- [TASK BRIEF]:
Copy the data exactly as it appears, and do not include any pictures.
# # # # #
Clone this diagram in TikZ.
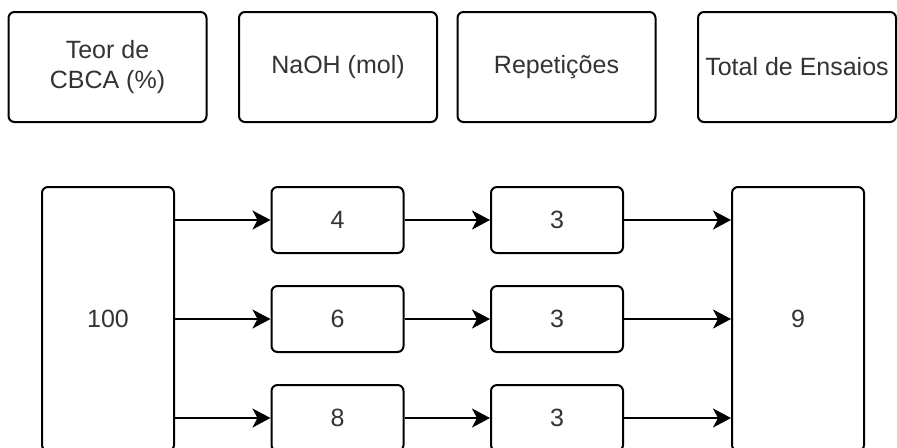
\documentclass[tikz,border=0pt]{standalone}
\usepackage{fontspec}
\setmainfont{Liberation Sans}
\usetikzlibrary{arrows.meta}
\newlength{\du}
\setlength{\du}{0.5pt}
\definecolor{dialinecolor}{rgb}{0.000000, 0.000000, 0.000000}
\definecolor{diatextcolor}{rgb}{0.200000, 0.200000, 0.200000}
\tikzset{
  headbox/.style={draw=dialinecolor, line width=2\du, rounded corners=6\du,
    minimum width=198\du, minimum height=110\du, inner sep=0pt,
    align=center, text=diatextcolor, font=\fontsize{12.5}{15}\selectfont},
  valbox/.style={headbox, minimum width=132\du, minimum height=66\du},
  bigbox/.style={headbox, minimum width=132\du, minimum height=264\du},
  flow/.style={draw=dialinecolor, line width=1pt,
    -{Stealth[length=9pt,width=9.5pt,inset=2.5pt]}}
}
\begin{document}
\begin{tikzpicture}
\pgftransformxscale{1.000000}
\pgftransformyscale{-1.000000}
\useasboundingbox (0\du,0\du) rectangle (897\du,447\du);
% header row
\node[headbox] (teor) at (107.500000\du,67.000000\du){Teor de\\CBCA (\%)};
\node[headbox] (naoh) at (338.000000\du,67.000000\du){NaOH (mol)};
\node[headbox] (repet) at (556.500000\du,67.000000\du){Repetições};
\node[headbox] (total) at (797.000000\du,67.000000\du){Total de Ensaios};
% left and right columns
\node[bigbox] (cbca) at (108.000000\du,319.000000\du){100};
\node[bigbox] (ensaios) at (798.000000\du,319.000000\du){9};
% NaOH values
\node[valbox] (mol4) at (337.500000\du,220.000000\du){4};
\node[valbox] (mol6) at (337.500000\du,319.000000\du){6};
\node[valbox] (mol8) at (337.500000\du,418.000000\du){8};
% repetitions
\node[valbox] (rep4) at (557.000000\du,220.000000\du){3};
\node[valbox] (rep6) at (557.000000\du,319.000000\du){3};
\node[valbox] (rep8) at (557.000000\du,418.000000\du){3};
% was here!!!
\draw[flow] (cbca.east |- mol4.west)--(mol4.west);
\draw[flow] (cbca.east |- mol6.west)--(mol6.west);
\draw[flow] (cbca.east |- mol8.west)--(mol8.west);
\draw[flow] (mol4.east)--(rep4.west);
\draw[flow] (mol6.east)--(rep6.west);
\draw[flow] (mol8.east)--(rep8.west);
\draw[flow] (rep4.east)--(ensaios.west |- rep4.east);
\draw[flow] (rep6.east)--(ensaios.west |- rep6.east);
\draw[flow] (rep8.east)--(ensaios.west |- rep8.east);
\end{tikzpicture}
\end{document}
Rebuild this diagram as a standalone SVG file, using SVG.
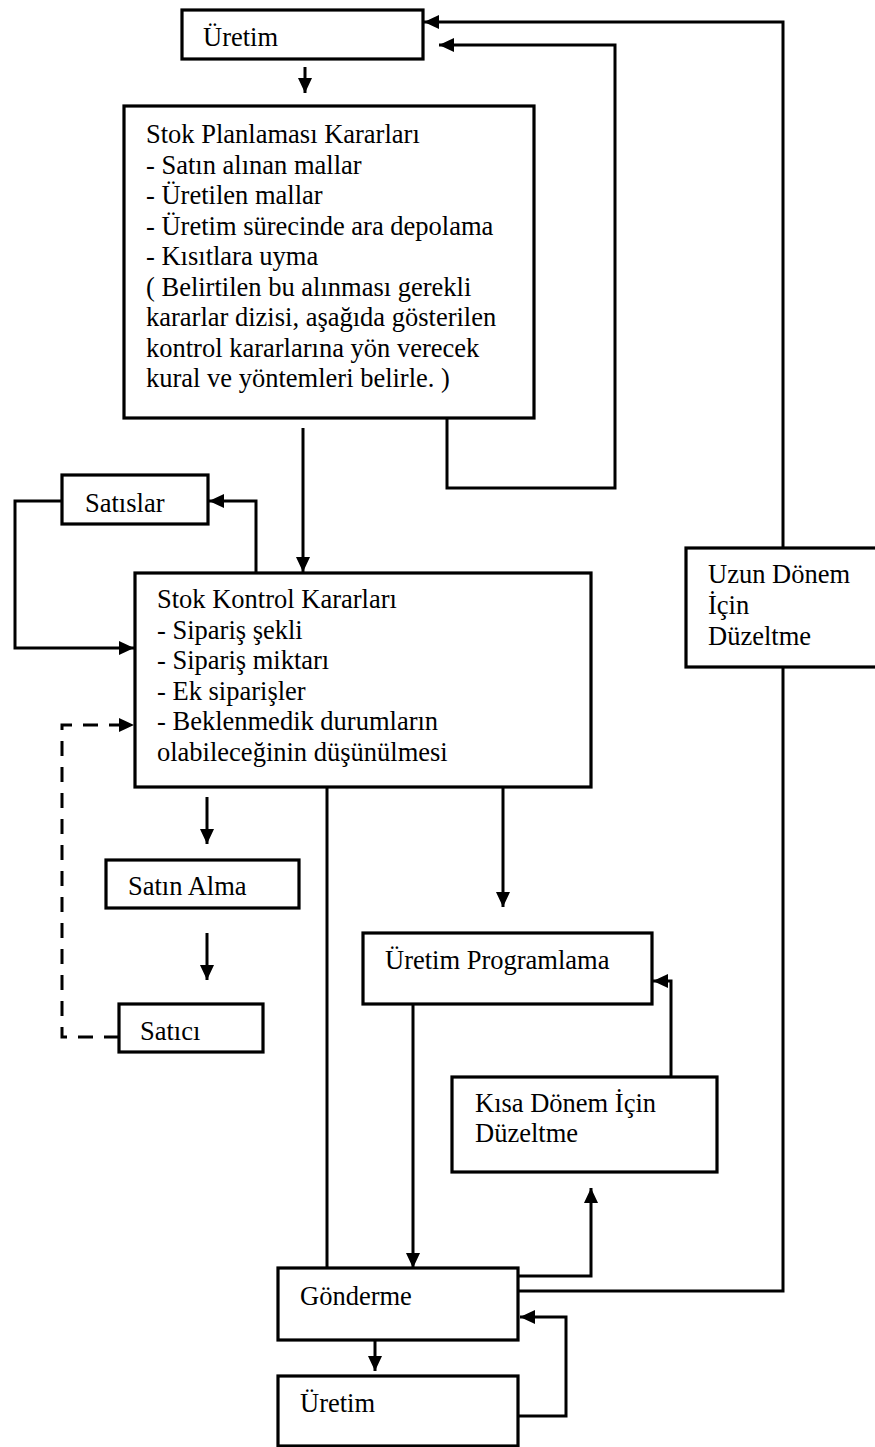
<svg xmlns="http://www.w3.org/2000/svg" width="875" height="1447" viewBox="0 0 875 1447">
<style>
.box{fill:#fff;stroke:#000;stroke-width:3.2}
.t{font-family:"Liberation Serif","Times New Roman",serif;font-size:26.5px;fill:#000}
.c{fill:none;stroke:#000;stroke-width:3}
.d{fill:none;stroke:#000;stroke-width:3;stroke-dasharray:15 11}
</style>
<defs>
<marker id="ah" markerUnits="userSpaceOnUse" markerWidth="15" markerHeight="14" refX="15" refY="7" orient="auto">
<path d="M0,0 L15,7 L0,14 z" fill="#000"/>
</marker>
</defs>
<rect width="875" height="1447" fill="#fff"/>
<g id="connectors">
<path class="c" d="M305,67 V93" marker-end="url(#ah)"/>
<path class="c" d="M303,428 V572" marker-end="url(#ah)"/>
<path class="c" d="M447,418 V488 H615 V45 H439" marker-end="url(#ah)"/>
<path class="c" d="M518,1291 H783 V22 H424" marker-end="url(#ah)"/>
<path class="c" d="M256,572 V501 H209" marker-end="url(#ah)"/>
<path class="c" d="M62,501 H15 V648 H134" marker-end="url(#ah)"/>
<path class="d" d="M119,1037 H62 V725 H134" marker-end="url(#ah)"/>
<path class="c" d="M207,797 V844" marker-end="url(#ah)"/>
<path class="c" d="M207,933 V980" marker-end="url(#ah)"/>
<path class="c" d="M327,788 V1268"/>
<path class="c" d="M503,788 V907" marker-end="url(#ah)"/>
<path class="c" d="M413,1004 V1268" marker-end="url(#ah)"/>
<path class="c" d="M671,1077 V981 H653" marker-end="url(#ah)"/>
<path class="c" d="M518,1276 H591 V1188" marker-end="url(#ah)"/>
<path class="c" d="M518,1416 H566 V1317 H520" marker-end="url(#ah)"/>
<path class="c" d="M375,1340 V1371" marker-end="url(#ah)"/>
</g>
<g id="uretim-top">
<rect class="box" x="182" y="10" width="241" height="49"/>
<text class="t" x="203" y="46">Üretim</text>
</g>
<g id="stok-planlama">
<rect class="box" x="124" y="106" width="410" height="312"/>
<text class="t" x="146" y="143">Stok Planlaması Kararları</text>
<text class="t" x="146" y="173.5">- Satın alınan mallar</text>
<text class="t" x="146" y="204">- Üretilen mallar</text>
<text class="t" x="146" y="234.5">- Üretim sürecinde ara depolama</text>
<text class="t" x="146" y="265">- Kısıtlara uyma</text>
<text class="t" x="146" y="295.5">( Belirtilen bu alınması gerekli</text>
<text class="t" x="146" y="326">kararlar dizisi, aşağıda gösterilen</text>
<text class="t" x="146" y="356.5">kontrol kararlarına yön verecek</text>
<text class="t" x="146" y="387">kural ve yöntemleri belirle. )</text>
</g>
<g id="satislar">
<rect class="box" x="62" y="475" width="146" height="49"/>
<text class="t" x="85" y="512">Satıslar</text>
</g>
<g id="stok-kontrol">
<rect class="box" x="135" y="573" width="456" height="214"/>
<text class="t" x="157" y="608">Stok Kontrol Kararları</text>
<text class="t" x="157" y="638.5">- Sipariş şekli</text>
<text class="t" x="157" y="669">- Sipariş miktarı</text>
<text class="t" x="157" y="699.5">- Ek siparişler</text>
<text class="t" x="157" y="730">- Beklenmedik durumların</text>
<text class="t" x="157" y="760.5">olabileceğinin düşünülmesi</text>
</g>
<g id="satin-alma">
<rect class="box" x="106" y="860" width="193" height="48"/>
<text class="t" x="128" y="895">Satın Alma</text>
</g>
<g id="satici">
<rect class="box" x="119" y="1004" width="144" height="48"/>
<text class="t" x="140" y="1040">Satıcı</text>
</g>
<g id="uretim-programlama">
<rect class="box" x="363" y="933" width="289" height="71"/>
<text class="t" x="385" y="969">Üretim Programlama</text>
</g>
<g id="kisa-donem">
<rect class="box" x="452" y="1077" width="265" height="95"/>
<text class="t" x="475" y="1112">Kısa Dönem İçin</text>
<text class="t" x="475" y="1142">Düzeltme</text>
</g>
<g id="uzun-donem">
<rect class="box" x="686" y="548" width="200" height="119"/>
<text class="t" x="708" y="583">Uzun Dönem</text>
<text class="t" x="708" y="614">İçin</text>
<text class="t" x="708" y="645">Düzeltme</text>
</g>
<g id="gonderme">
<rect class="box" x="278" y="1268" width="240" height="72"/>
<text class="t" x="300" y="1305">Gönderme</text>
</g>
<g id="uretim-bottom">
<rect class="box" x="278" y="1376" width="240" height="70"/>
<text class="t" x="300" y="1412">Üretim</text>
</g>
</svg>
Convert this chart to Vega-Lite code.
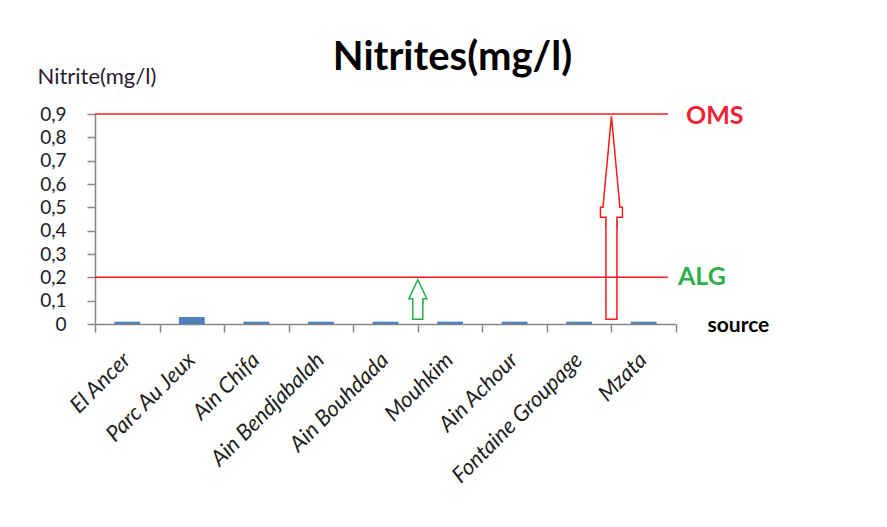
# # # # #
- [WRITTEN ANSWER]:
Clone this diagram in TikZ.
\documentclass[tikz,border=0pt]{standalone}
\usepackage{fontspec}
\setmainfont{Liberation Sans}
\usetikzlibrary{arrows.meta}
\newlength{\du}
\setlength{\du}{0.5pt}
\definecolor{dialinecolor}{rgb}{0.000000, 0.000000, 0.000000}
\definecolor{diatextcolor}{rgb}{0.200000, 0.200000, 0.200000}
\tikzset{
  headbox/.style={draw=dialinecolor, line width=2\du, rounded corners=6\du,
    minimum width=198\du, minimum height=110\du, inner sep=0pt,
    align=center, text=diatextcolor, font=\fontsize{12.5}{15}\selectfont},
  valbox/.style={headbox, minimum width=132\du, minimum height=66\du},
  bigbox/.style={headbox, minimum width=132\du, minimum height=264\du},
  flow/.style={draw=dialinecolor, line width=1pt,
    -{Stealth[length=9pt,width=9.5pt,inset=2.5pt]}}
}
\begin{document}
\begin{tikzpicture}
\pgftransformxscale{1.000000}
\pgftransformyscale{-1.000000}
\useasboundingbox (0\du,0\du) rectangle (897\du,447\du);
% header row
\node[headbox] (teor) at (107.500000\du,67.000000\du){Teor de\\CBCA (\%)};
\node[headbox] (naoh) at (338.000000\du,67.000000\du){NaOH (mol)};
\node[headbox] (repet) at (556.500000\du,67.000000\du){Repetições};
\node[headbox] (total) at (797.000000\du,67.000000\du){Total de Ensaios};
% left and right columns
\node[bigbox] (cbca) at (108.000000\du,319.000000\du){100};
\node[bigbox] (ensaios) at (798.000000\du,319.000000\du){9};
% NaOH values
\node[valbox] (mol4) at (337.500000\du,220.000000\du){4};
\node[valbox] (mol6) at (337.500000\du,319.000000\du){6};
\node[valbox] (mol8) at (337.500000\du,418.000000\du){8};
% repetitions
\node[valbox] (rep4) at (557.000000\du,220.000000\du){3};
\node[valbox] (rep6) at (557.000000\du,319.000000\du){3};
\node[valbox] (rep8) at (557.000000\du,418.000000\du){3};
% was here!!!
\draw[flow] (cbca.east |- mol4.west)--(mol4.west);
\draw[flow] (cbca.east |- mol6.west)--(mol6.west);
\draw[flow] (cbca.east |- mol8.west)--(mol8.west);
\draw[flow] (mol4.east)--(rep4.west);
\draw[flow] (mol6.east)--(rep6.west);
\draw[flow] (mol8.east)--(rep8.west);
\draw[flow] (rep4.east)--(ensaios.west |- rep4.east);
\draw[flow] (rep6.east)--(ensaios.west |- rep6.east);
\draw[flow] (rep8.east)--(ensaios.west |- rep8.east);
\end{tikzpicture}
\end{document}
Rebuild this diagram as a standalone SVG file, using SVG.
<svg xmlns="http://www.w3.org/2000/svg" width="875" height="1447" viewBox="0 0 875 1447">
<style>
.box{fill:#fff;stroke:#000;stroke-width:3.2}
.t{font-family:"Liberation Serif","Times New Roman",serif;font-size:26.5px;fill:#000}
.c{fill:none;stroke:#000;stroke-width:3}
.d{fill:none;stroke:#000;stroke-width:3;stroke-dasharray:15 11}
</style>
<defs>
<marker id="ah" markerUnits="userSpaceOnUse" markerWidth="15" markerHeight="14" refX="15" refY="7" orient="auto">
<path d="M0,0 L15,7 L0,14 z" fill="#000"/>
</marker>
</defs>
<rect width="875" height="1447" fill="#fff"/>
<g id="connectors">
<path class="c" d="M305,67 V93" marker-end="url(#ah)"/>
<path class="c" d="M303,428 V572" marker-end="url(#ah)"/>
<path class="c" d="M447,418 V488 H615 V45 H439" marker-end="url(#ah)"/>
<path class="c" d="M518,1291 H783 V22 H424" marker-end="url(#ah)"/>
<path class="c" d="M256,572 V501 H209" marker-end="url(#ah)"/>
<path class="c" d="M62,501 H15 V648 H134" marker-end="url(#ah)"/>
<path class="d" d="M119,1037 H62 V725 H134" marker-end="url(#ah)"/>
<path class="c" d="M207,797 V844" marker-end="url(#ah)"/>
<path class="c" d="M207,933 V980" marker-end="url(#ah)"/>
<path class="c" d="M327,788 V1268"/>
<path class="c" d="M503,788 V907" marker-end="url(#ah)"/>
<path class="c" d="M413,1004 V1268" marker-end="url(#ah)"/>
<path class="c" d="M671,1077 V981 H653" marker-end="url(#ah)"/>
<path class="c" d="M518,1276 H591 V1188" marker-end="url(#ah)"/>
<path class="c" d="M518,1416 H566 V1317 H520" marker-end="url(#ah)"/>
<path class="c" d="M375,1340 V1371" marker-end="url(#ah)"/>
</g>
<g id="uretim-top">
<rect class="box" x="182" y="10" width="241" height="49"/>
<text class="t" x="203" y="46">Üretim</text>
</g>
<g id="stok-planlama">
<rect class="box" x="124" y="106" width="410" height="312"/>
<text class="t" x="146" y="143">Stok Planlaması Kararları</text>
<text class="t" x="146" y="173.5">- Satın alınan mallar</text>
<text class="t" x="146" y="204">- Üretilen mallar</text>
<text class="t" x="146" y="234.5">- Üretim sürecinde ara depolama</text>
<text class="t" x="146" y="265">- Kısıtlara uyma</text>
<text class="t" x="146" y="295.5">( Belirtilen bu alınması gerekli</text>
<text class="t" x="146" y="326">kararlar dizisi, aşağıda gösterilen</text>
<text class="t" x="146" y="356.5">kontrol kararlarına yön verecek</text>
<text class="t" x="146" y="387">kural ve yöntemleri belirle. )</text>
</g>
<g id="satislar">
<rect class="box" x="62" y="475" width="146" height="49"/>
<text class="t" x="85" y="512">Satıslar</text>
</g>
<g id="stok-kontrol">
<rect class="box" x="135" y="573" width="456" height="214"/>
<text class="t" x="157" y="608">Stok Kontrol Kararları</text>
<text class="t" x="157" y="638.5">- Sipariş şekli</text>
<text class="t" x="157" y="669">- Sipariş miktarı</text>
<text class="t" x="157" y="699.5">- Ek siparişler</text>
<text class="t" x="157" y="730">- Beklenmedik durumların</text>
<text class="t" x="157" y="760.5">olabileceğinin düşünülmesi</text>
</g>
<g id="satin-alma">
<rect class="box" x="106" y="860" width="193" height="48"/>
<text class="t" x="128" y="895">Satın Alma</text>
</g>
<g id="satici">
<rect class="box" x="119" y="1004" width="144" height="48"/>
<text class="t" x="140" y="1040">Satıcı</text>
</g>
<g id="uretim-programlama">
<rect class="box" x="363" y="933" width="289" height="71"/>
<text class="t" x="385" y="969">Üretim Programlama</text>
</g>
<g id="kisa-donem">
<rect class="box" x="452" y="1077" width="265" height="95"/>
<text class="t" x="475" y="1112">Kısa Dönem İçin</text>
<text class="t" x="475" y="1142">Düzeltme</text>
</g>
<g id="uzun-donem">
<rect class="box" x="686" y="548" width="200" height="119"/>
<text class="t" x="708" y="583">Uzun Dönem</text>
<text class="t" x="708" y="614">İçin</text>
<text class="t" x="708" y="645">Düzeltme</text>
</g>
<g id="gonderme">
<rect class="box" x="278" y="1268" width="240" height="72"/>
<text class="t" x="300" y="1305">Gönderme</text>
</g>
<g id="uretim-bottom">
<rect class="box" x="278" y="1376" width="240" height="70"/>
<text class="t" x="300" y="1412">Üretim</text>
</g>
</svg>
Convert this chart to Vega-Lite code.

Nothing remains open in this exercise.